The labels, in 350 Bay Area's conception, would be 3'' by 3'', and look something like this:

They might also remind consumers that the state "has determined that global warming caused by CO2 emissions poses a serious threat to the economic well-being, public health, natural resources and the environment of California."

The California-based environmental group has been trying to get climate change warning labels affixed on gas pumps for some time now, and the city of Berkeley is finally considering the idea. The L.A. Times reports:

A citizens panel — the Community Environmental Advisory Commission — last week approved the concept of the stickers, which would be affixed to gas pump handles. The panel is crafting recommendations to the City Council, where two council members have agreed to press an ordinance requiring the warnings. The city’s citizen Energy Commission is scheduled to vote on it in July.
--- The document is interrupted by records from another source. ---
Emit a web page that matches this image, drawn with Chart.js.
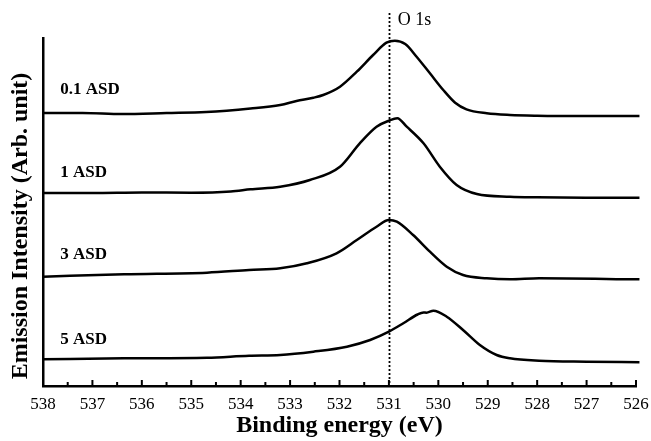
<!DOCTYPE html>
<html>
<head>
<meta charset="utf-8">
<script src="https://cdn.jsdelivr.net/npm/chart.js@4.4.1/dist/chart.umd.min.js"></script>
<style>
  html, body { margin: 0; padding: 0; background: #fff; }
  #wrap { width: 651px; height: 441px; }
</style>
</head>
<body>
<div id="wrap"><canvas id="myChart" width="651" height="441"></canvas></div>
<script>
// binding energy (eV) and stacked intensity (arb. unit)
var seriesNames = ["0.1 ASD", "1 ASD", "3 ASD", "5 ASD"];

var e01 = [538.0, 537.2, 536.4, 535.5, 534.7, 533.8, 533.2, 532.87, 532.53, 532.33, 531.99, 531.65, 531.32, 531.05, 530.88, 530.67, 530.44, 530.17, 529.9, 529.66, 529.43, 529.02, 528.55, 528.0, 527.0, 525.93];
var i01 = [273, 273, 272, 273, 274, 277.5, 281, 285, 288.3, 291, 299.3, 314.3, 331, 343.3, 345.3, 342, 329.3, 312.7, 296, 283.3, 276.7, 272.7, 271, 270.3, 270, 270];

var e1 = [538.0, 537.0, 536.0, 535.0, 534.2, 533.8, 533.2, 532.6, 531.99, 531.59, 531.25, 531.0, 530.83, 530.64, 530.3, 529.97, 529.63, 529.22, 528.55, 528.0, 527.0, 525.93];
var i1 = [193, 193, 193.5, 193.3, 194.5, 196.7, 199.3, 206, 219.3, 242.7, 259.3, 265.3, 267.7, 259.3, 242.7, 219.3, 201, 192, 189.3, 188.7, 188.3, 188.3];

var e3 = [538.0, 536.36, 534.68, 533.83, 533.2, 532.66, 532.06, 531.65, 531.25, 531.0, 530.84, 530.51, 530.17, 529.83, 529.5, 529.02, 528.55, 527.96, 525.93];
var i3 = [109.3, 111.7, 113.3, 116, 117.7, 122.7, 132.7, 146, 159.3, 166, 164.3, 151, 134.3, 119.3, 111, 107.7, 106.7, 107.7, 106.7];

var e5 = [538.0, 536.36, 534.68, 533.83, 533.2, 532.53, 531.85, 531.38, 531.0, 530.7, 530.42, 530.3, 530.24, 530.1, 529.83, 529.5, 529.16, 528.82, 528.55, 527.96, 527.0, 525.93];
var i5 = [26.7, 27.7, 28.3, 30.3, 31, 34.3, 39.3, 46, 54.3, 63, 71.5, 73.5, 73.3, 75.3, 69.3, 56, 41, 31, 27.7, 25.3, 24.3, 23.7];

var energies = [e01, e1, e3, e5];
var intensities = [i01, i1, i3, i5];

var peakLine = 531;
var peakLabel = "O 1s";
var yTitle = "Emission Intensity (Arb. unit)";
var xTicksMin = 526, xTicksMax = 538;

var serif = "'Liberation Serif', 'Times New Roman', serif";

var datasets = seriesNames.map(function (name, k) {
  return {
    label: name,
    data: energies[k].map(function (e, j) { return {x: e, y: intensities[k][j]}; }),
    borderColor: "#000",
    borderWidth: 2.5,
    pointRadius: 0,
    fill: false,
    cubicInterpolationMode: "monotone",
    clip: {left: 0, top: 40, right: 6, bottom: 0}
  };
});

// series labels, O 1s marker, y title and the small inward ticks
var extras = {
  id: "extras",
  afterDatasetsDraw: function (chart) {
    var ctx = chart.ctx, xs = chart.scales.x, ys = chart.scales.y, area = chart.chartArea;
    ctx.save();

    // dotted reference line
    var px = Math.round(xs.getPixelForValue(peakLine)) + 0.5;
    ctx.strokeStyle = "#000";
    ctx.lineWidth = 1.8;
    ctx.setLineDash([2, 2]);
    ctx.beginPath();
    ctx.moveTo(px, 13);
    ctx.lineTo(px, area.bottom);
    ctx.stroke();
    ctx.setLineDash([]);

    // tick marks every 0.5 eV, pointing up
    ctx.lineWidth = 2;
    for (var v = xTicksMin; v <= xTicksMax; v += 0.5) {
      var tx = xs.getPixelForValue(v);
      var len = (v % 1 === 0) ? 6 : 4;
      ctx.beginPath();
      ctx.moveTo(tx, area.bottom);
      ctx.lineTo(tx, area.bottom - len);
      ctx.stroke();
    }

    ctx.fillStyle = "#000";
    ctx.textBaseline = "middle";
    ctx.textAlign = "left";
    ctx.font = "bold 17px " + serif;
    var labelY = [296, 213, 131, 46];
    seriesNames.forEach(function (name, k) {
      ctx.fillText(name, xs.getPixelForValue(537.65), ys.getPixelForValue(labelY[k]));
    });

    ctx.font = "18px " + serif;
    ctx.fillText(peakLabel, xs.getPixelForValue(530.82), 20);

    // y axis title, sits a little below the plot centre in the original
    ctx.translate(21, 226);
    ctx.rotate(-Math.PI / 2);
    ctx.textAlign = "center";
    ctx.font = "bold 24px " + serif;
    ctx.fillText(yTitle, 0, 0);
    ctx.restore();
  }
};

new Chart("myChart", {
  type: "line",
  data: { datasets: datasets },
  options: {
    responsive: false,
    animation: false,
    layout: { padding: { top: 38, right: 15, left: 0, bottom: 0 } },
    scales: {
      x: {
        type: "linear",
        min: xTicksMin,
        max: xTicksMax,
        reverse: true,
        afterFit: function (s) { s.height = 55; s.paddingLeft = 0; s.paddingRight = 0; },
        grid: { drawOnChartArea: false, drawTicks: false },
        border: { display: true, color: "#000", width: 2.5 },
        ticks: {
          stepSize: 1,
          padding: 8,
          color: "#000",
          font: { family: serif, size: 17 },
          callback: function (v) { return v; }
        },
        title: {
          display: true,
          text: "Binding energy (eV)",
          color: "#000",
          font: { family: serif, size: 24, weight: "bold" },
          padding: { top: 0, bottom: 1 }
        }
      },
      y: {
        min: 0,
        max: 348,
        afterFit: function (s) { s.width = 43; },
        grid: { drawOnChartArea: false, drawTicks: false },
        border: { display: true, color: "#000", width: 2.5 },
        ticks: { display: false },
        title: { display: false }
      }
    },
    plugins: {
      legend: { display: false },
      tooltip: { enabled: false }
    }
  },
  plugins: [extras]
});
</script>
</body>
</html>
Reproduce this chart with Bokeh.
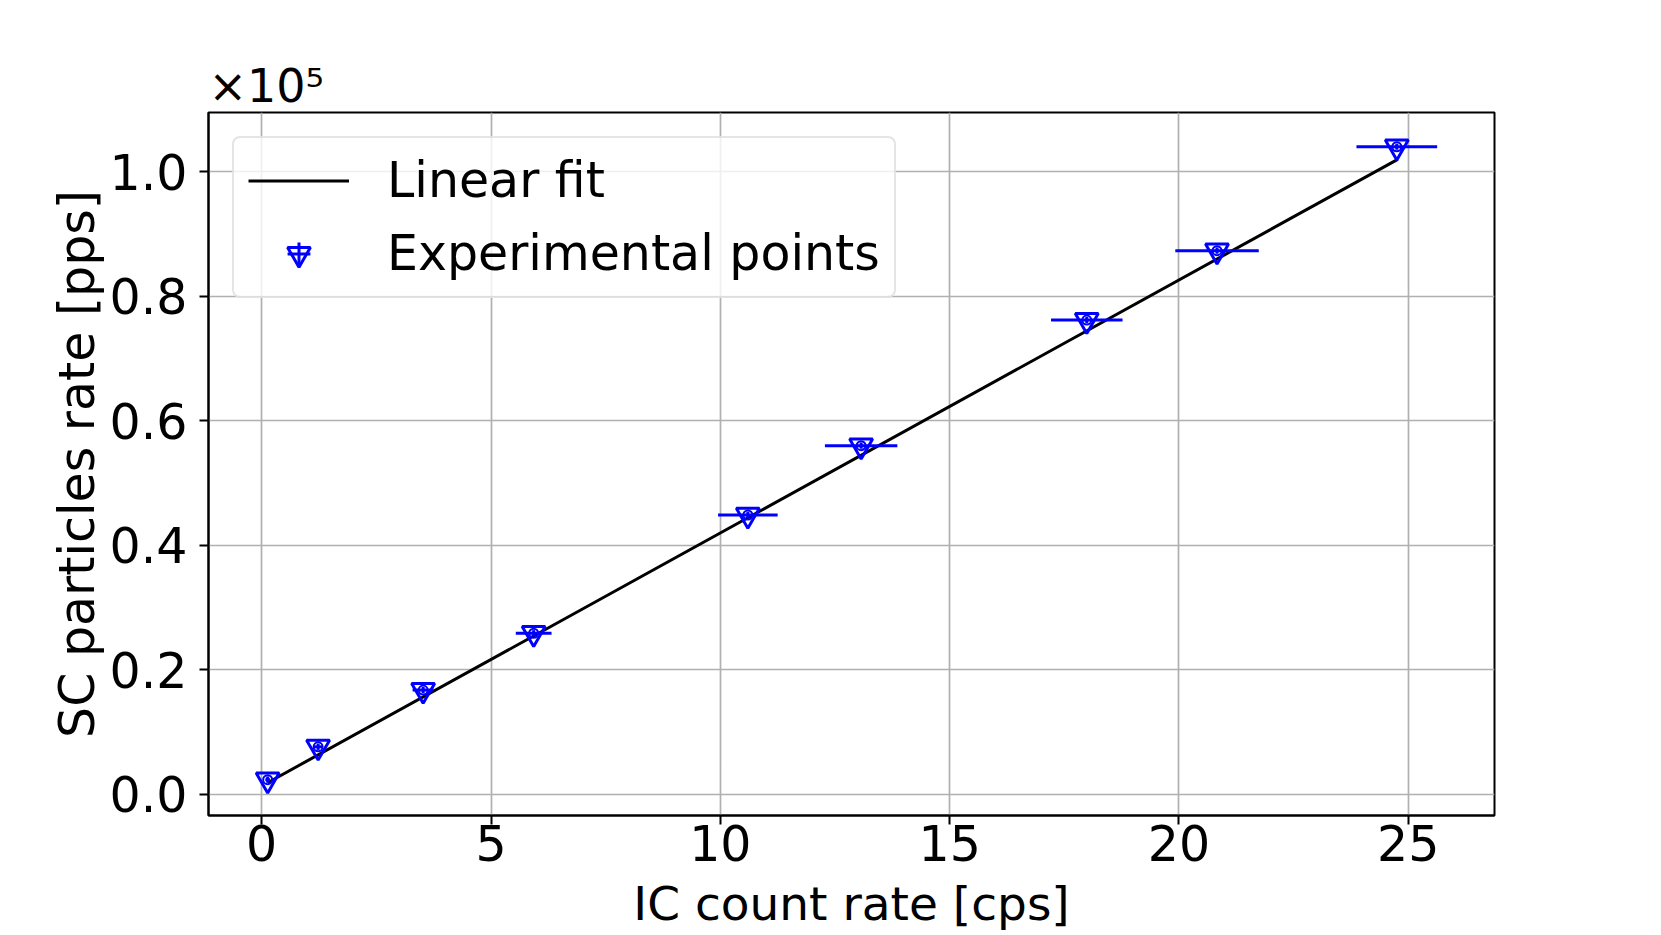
from bokeh.plotting import figure
from bokeh.models import (ColumnDataSource, Range1d, FixedTicker, PrintfTickFormatter,
                          Legend, LegendItem)
from bokeh.embed import file_html
from bokeh.resources import INLINE

# ---- data ----
ic_rate = [0.13, 1.23, 3.52, 5.93, 10.60, 13.07, 17.99, 20.83, 24.75]      # IC count rate [cps]
ic_err = [0.05, 0.10, 0.23, 0.39, 0.65, 0.79, 0.78, 0.91, 0.88]            # x error [cps]
sc_rate = [2350, 7630, 16750, 25870, 44860, 56000, 76160, 87300, 104000]   # SC particles rate [pps]
sc_err = [500, 500, 500, 500, 500, 500, 500, 500, 500]                     # y error [pps]
fit_slope = 4063.0       # pps per cps
fit_intercept = 1340.0   # pps
fit_x = [0.13, 24.77]
y_scale = 1e5
x_ticks = [0, 5, 10, 15, 20, 25]
y_ticks = [0.0, 0.2, 0.4, 0.6, 0.8, 1.0]

FONT = "DejaVu Sans"
BLUE = "#0000ff"
FH = 703

ys = [v / y_scale for v in sc_rate]
src = ColumnDataSource(dict(
    x=ic_rate, y=ys,
    xlo=[x - e for x, e in zip(ic_rate, ic_err)],
    xhi=[x + e for x, e in zip(ic_rate, ic_err)],
    ylo=[(v - e) / y_scale for v, e in zip(sc_rate, sc_err)],
    yhi=[(v + e) / y_scale for v, e in zip(sc_rate, sc_err)],
))
fit_src = ColumnDataSource(dict(
    x=fit_x, y=[(fit_intercept + fit_slope * x) / y_scale for x in fit_x]))

p = figure(frame_width=1286, frame_height=FH,
           min_border_left=208, min_border_right=150, min_border_top=112, min_border_bottom=0,
           x_range=Range1d(-1.16, 26.88), y_range=Range1d(-0.034, 1.095),
           output_backend="svg", toolbar_location=None)

p.background_fill_color = "white"
p.border_fill_color = "white"
p.outline_line_color = "black"
p.outline_line_width = 2

# offset text (x10^5) as the title, left-aligned over the frame
p.title.text = "×10⁵"
p.title.text_font = FONT
p.title.text_font_size = "46px"
p.title.text_font_style = "normal"
p.title.text_color = "black"
p.title.align = "left"
p.title.vertical_align = "bottom"
p.title.standoff = 0
p.title.offset = 0

for ax in (p.xaxis, p.yaxis):
    ax.axis_line_width = 2
    ax.axis_line_color = "black"
    ax.major_tick_line_width = 2
    ax.major_tick_line_color = "black"
    ax.major_tick_out = 9
    ax.major_tick_in = 0
    ax.minor_tick_line_color = None
    ax.major_label_text_font = FONT
    ax.major_label_text_font_size = "49px"
    ax.major_label_text_color = "black"
    ax.axis_label_text_font = FONT
    ax.axis_label_text_font_style = "normal"
    ax.axis_label_text_color = "black"

p.xaxis.ticker = FixedTicker(ticks=x_ticks)
p.yaxis.ticker = FixedTicker(ticks=y_ticks)
p.yaxis.formatter = PrintfTickFormatter(format="%.1f")
p.xaxis.axis_label = "IC count rate [cps]"
p.yaxis.axis_label = "SC particles rate [pps]"
p.xaxis.axis_label_text_font_size = "47px"
p.yaxis.axis_label_text_font_size = "49px"
p.xaxis.major_label_standoff = 0
p.xaxis.axis_label_standoff = 12
p.yaxis.major_label_standoff = 12
p.yaxis.axis_label_standoff = 1

p.xgrid.grid_line_color = "#b0b0b0"
p.ygrid.grid_line_color = "#b0b0b0"
p.xgrid.grid_line_width = 1.7
p.ygrid.grid_line_width = 1.7

# linear fit
fit_r = p.line("x", "y", source=fit_src, line_color="black", line_width=3)

# error bars
p.segment("xlo", "y", "xhi", "y", source=src, line_color=BLUE, line_width=3)
p.segment("x", "ylo", "x", "yhi", source=src, line_color=BLUE, line_width=3)

# markers
tri_r = p.scatter("x", "y", source=src, marker="inverted_triangle", size=23,
                  fill_color=None, line_color=BLUE, line_width=3)
p.scatter("x", "y", source=src, marker="circle", size=9,
          fill_color=None, line_color=BLUE, line_width=2)
p.scatter("x", "y", source=src, marker="circle", size=3,
          fill_color=BLUE, line_color=BLUE, line_width=1)
# legend-only error-bar sample (zero size on the plot)
cross_r = p.scatter("x", "y", source=src, marker="cross", size=0,
                    line_color=BLUE, line_width=3)

legend = Legend(items=[
    LegendItem(label="Linear fit", renderers=[fit_r]),
    LegendItem(label="Experimental points", renderers=[cross_r, tri_r]),
], location="top_left", margin=24, padding=14, spacing=16,
    glyph_width=101, glyph_height=57, label_standoff=38,
    label_text_font=FONT, label_text_font_size="49px", label_text_color="black",
    border_line_color="#cccccc", border_line_width=2, border_radius=8,
    background_fill_color="white", background_fill_alpha=0.8)
p.add_layout(legend)

open("out.html", "w").write(file_html(p, INLINE))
"It's a perfect opportunity to remind people that there are greenhouse gas impacts and there are alternatives," said Councilman Kriss Worthington, who sponsored an initial measure but then moved to send it to both commissions to vet "all possible objections" from the petroleum industry.
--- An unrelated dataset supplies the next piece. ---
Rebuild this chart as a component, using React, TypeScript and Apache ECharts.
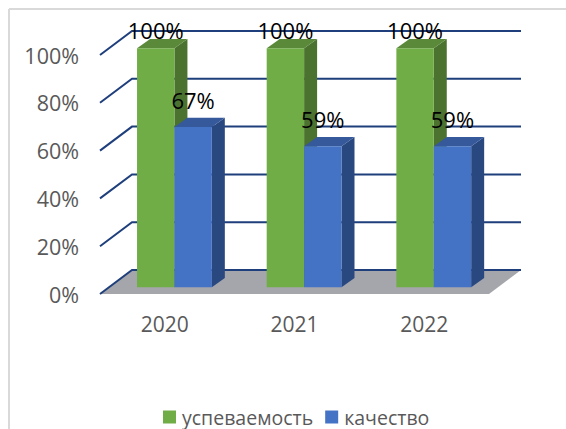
import React, { useEffect, useRef } from "react";
import * as echarts from "echarts";

const categories = ["2020", "2021", "2022"];
const uspevaemost = [100, 100, 100];
const kachestvo = [67, 59, 59];
const gridValues = [0, 20, 40, 60, 80, 100];
const FONT = "'Open Sans', sans-serif";

const WALL = { dx: 32, dy: -24 };
const BAR = { dx: 13, dy: -9.3, offX: 9.6, offY: -6.8, width: 37.4 };
const NAVY = "#1f3f7c";

function barItem(side: number, main: string, top: string, dark: string, labelGap: number) {
  return (params: any, api: any) => {
    const idx = api.value(0);
    const v = api.value(1);
    const c = api.coord([idx, v]);
    const base = api.coord([idx, 0]);
    const x0 = c[0] + BAR.offX + (side === 0 ? -BAR.width : 0);
    const x1 = x0 + BAR.width;
    const yT = c[1] + BAR.offY;
    const yB = base[1] + BAR.offY;
    return {
      type: "group",
      children: [
        {
          type: "polygon",
          shape: { points: [[x1, yT], [x1 + BAR.dx, yT + BAR.dy], [x1 + BAR.dx, yB + BAR.dy], [x1, yB]] },
          style: { fill: dark },
        },
        {
          type: "polygon",
          shape: { points: [[x0, yT], [x0 + BAR.dx, yT + BAR.dy], [x1 + BAR.dx, yT + BAR.dy], [x1, yT]] },
          style: { fill: top },
        },
        { type: "rect", shape: { x: x0, y: yT, width: BAR.width, height: yB - yT }, style: { fill: main } },
        {
          type: "text",
          z2: 100,
          style: {
            x: (x0 + x1) / 2,
            y: yT - labelGap,
            text: v + "%",
            fill: "#000000",
            font: "22px " + FONT,
            textAlign: "center",
            textVerticalAlign: "middle",
          },
        },
      ],
    };
  };
}

export default function App() {
  const ref = useRef<HTMLDivElement>(null);
  useEffect(() => {
    document.body.style.margin = "0";
    const chart = echarts.init(ref.current!, null, { renderer: "svg" });
    chart.setOption({
      animation: false,
      backgroundColor: "#ffffff",
      graphic: [
        { type: "line", shape: { x1: 9, y1: 9, x2: 566, y2: 9 }, style: { stroke: "#d9d9d9", lineWidth: 2 } },
        { type: "line", shape: { x1: 9, y1: 9, x2: 9, y2: 429 }, style: { stroke: "#d9d9d9", lineWidth: 2 } },
      ],
      grid: { left: 100, top: 55, width: 389, height: 239 },
      legend: {
        left: 158,
        top: 401,
        itemWidth: 13,
        itemHeight: 13,
        itemGap: 12,
        icon: "rect",
        data: ["успеваемость", "качество"],
        textStyle: { fontFamily: FONT, fontSize: 19.5, lineHeight: 22, color: "#595959", padding: [0, 0, 0, 1] },
      },
      xAxis: {
        type: "category",
        data: categories,
        axisLine: { show: false },
        axisTick: { show: false },
        axisLabel: { fontFamily: FONT, fontSize: 21, color: "#595959", margin: 19 },
      },
      yAxis: {
        type: "value",
        min: 0,
        max: 100,
        interval: 20,
        axisLine: { show: false },
        axisTick: { show: false },
        splitLine: { show: false },
        axisLabel: { fontFamily: FONT, fontSize: 21.5, color: "#595959", margin: 21, formatter: "{value}%" },
      },
      series: [
        {
          type: "custom",
          silent: true,
          z: 1,
          data: [[0, 0]],
          renderItem: (params: any, api: any) => {
            const a = api.coord([0, 0]);
            const band = (api.size([1, 0]) as number[])[0];
            const w = band * categories.length;
            const x0 = a[0] - band / 2;
            const y = a[1];
            return {
              type: "polygon",
              shape: { points: [[x0, y], [x0 + WALL.dx, y + WALL.dy], [x0 + w + WALL.dx, y + WALL.dy], [x0 + w, y]] },
              style: { fill: "#a5a6ab" },
            };
          },
        },
        {
          type: "custom",
          silent: true,
          z: 2,
          data: gridValues.map((v) => [0, v]),
          renderItem: (params: any, api: any) => {
            const a = api.coord([0, api.value(1)]);
            const band = (api.size([1, 0]) as number[])[0];
            const x0 = a[0] - band / 2;
            const y = a[1];
            return {
              type: "polyline",
              shape: { points: [[x0, y], [x0 + WALL.dx, y + WALL.dy], [x0 + band * categories.length + WALL.dx, y + WALL.dy]] },
              style: { fill: "none", stroke: NAVY, lineWidth: 2 },
            };
          },
        },
        {
          name: "успеваемость",
          type: "custom",
          z: 3,
          itemStyle: { color: "#70ad47" },
          data: uspevaemost.map((v, i) => [i, v]),
          encode: { x: 0, y: 1 },
          renderItem: barItem(0, "#70ad47", "#5a8a39", "#4b722f", 18),
        },
        {
          name: "качество",
          type: "custom",
          z: 4,
          itemStyle: { color: "#4472c4" },
          data: kachestvo.map((v, i) => [i, v]),
          encode: { x: 0, y: 1 },
          renderItem: barItem(1, "#4472c4", "#35599b", "#2a4880", 27),
        },
      ],
    });
    return () => chart.dispose();
  }, []);
  return <div ref={ref} style={{ width: 566, height: 429 }} />;
}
Here's guessing that the petroleum industry is indeed going to have some strong objections. In a letter to the city's Planning & Development Department last week, Catherine H. Reheis-Boyd, the president of Western States Petroleum Association, said the labels would be a violation of the First Amendment. "To call such messages 'warnings' is to imply that such opinions should be accorded the status of 'fact,'" she wrote. "But the messages are not 'purely factual and uncontroversial information' — they touch on issues that represent some of the most contentious issues in existence today."

She's right, of course, that the link between greenhouse gas emissions and climate change is contentious -- but only because people like Reheis-Boyd, in whose interest it is for the facts of global warming to remain a matter of opinion, are making it so. So that's one "possible objection" the council shouldn't have a problem shutting down.